Jason Sudeikis is being eyed to play one Irwin M. Fletcher (he has a byline called "Jane Doe," you know) in a Fletch reboot to be called Fletch Won.
Okay, Jason Sudeikis as done great work as a supporting actor. Can he lead? I don't know. Apparently We're the Millers made $270 million but I didn't see it. I guess people think he can lead.
As far as Fletch, I could see him in the role.
I'm a big fan of the Fletch film. Have you ever read the books?
Fletch Won is an origin story, described as a gritty action comedy with heart and more tonally in line with McDonald's novels than the Chase movies.
Um... I'm not sure that's a good idea. I have to admit I saw the movie before I read the books (and I only read a few). The first thing you see or read is generally the thing you like more, because that formed your first impressions; the second thing you see or read (even if it was the first thing in actual publication) seems "off," seems to be doing it all wrong.
I understand that bias and it's unfair to judge the Fletch books based on my first impressions of the Fletch character from the movie.* That said: The books seemed "off" and seemed to be doing it all wrong.
They weren't comedies. The book did include the famous "Will you kill me?"/"Sure" exchange (in fact, I think it was printed on the cover of the book), but otherwise, it was a fairly straight detective story.

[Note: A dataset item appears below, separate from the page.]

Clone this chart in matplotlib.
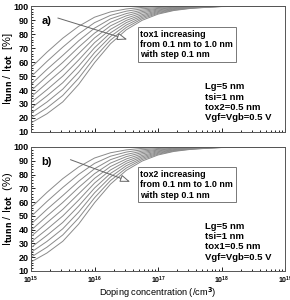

The Wackiness Quotient was negligible. There was no Underhill Account to charge a steak sandwich to (and also a steak sandwich). Fletch did in fact give hard-to-remember pseudonyms, but I think they were hard-to-remember because they were so bland, rather than so strange (stuff like "John Forrest," not "John Cock-Toast-Uln.")
Fletch was not a double-talking hustler of the Rogue Slacker Who Skates By On Moxie and Charm sort, but instead a fairly standard ex-military tough-guy detective type. He served in Vietnam, actually.
It's hard to imagine the Fletch we know from the movies serving in Vietnam.
I've got nothing against the ex-military tough-guy detective type. I like that type a lot. I like Jack Reacher. I love Phillip Marlowe (not ex-military, but certainly tough).
But most of what made Fletch different from the regular shamus really comes from the movie (and Chase's rewrites/suggestions, probably), not from the novel itself. (Note: I think it's possible, or even likely, that after the Fletch film came out, the later Fletch novels emphasized the comedic side of the character, just like the comics' version of Tony Stark became a lot more like RDJr.'s film portrayal. But the first book, Fletch, wasn't a comedy.)
So, I assume when they claim that the movies will be more in the spirit of the books, they are doing what they do an awful lot in Hollywood, which is Lying About Everything for No Reason. And being Hollywood, they have that eternal chip on their shoulders that they're working in a second-rate medium, so whenever they want to claim they're doing serious, important work, they claim they're going back to the books for inspiration, because, you know, paperback detective novels are so elevated a form.
If they were doing the movie like the books, they wouldn't hire Jason Sudeikis.
They'd hire Jason Statham.
Seriously: Fletch is going to be gritty? How do you do a gritty urban crime drama in a world in which "Doctor Rosenpenis" is accepted as a plausible name?
Get out of town.
* Oh, and this is a silly thing, but the Fletch of the novels is blond.
See? It's completely unfair to the books for me to judge them by such absurd criteria -- Fletch is NOT blond!!!! -- but I did and I do.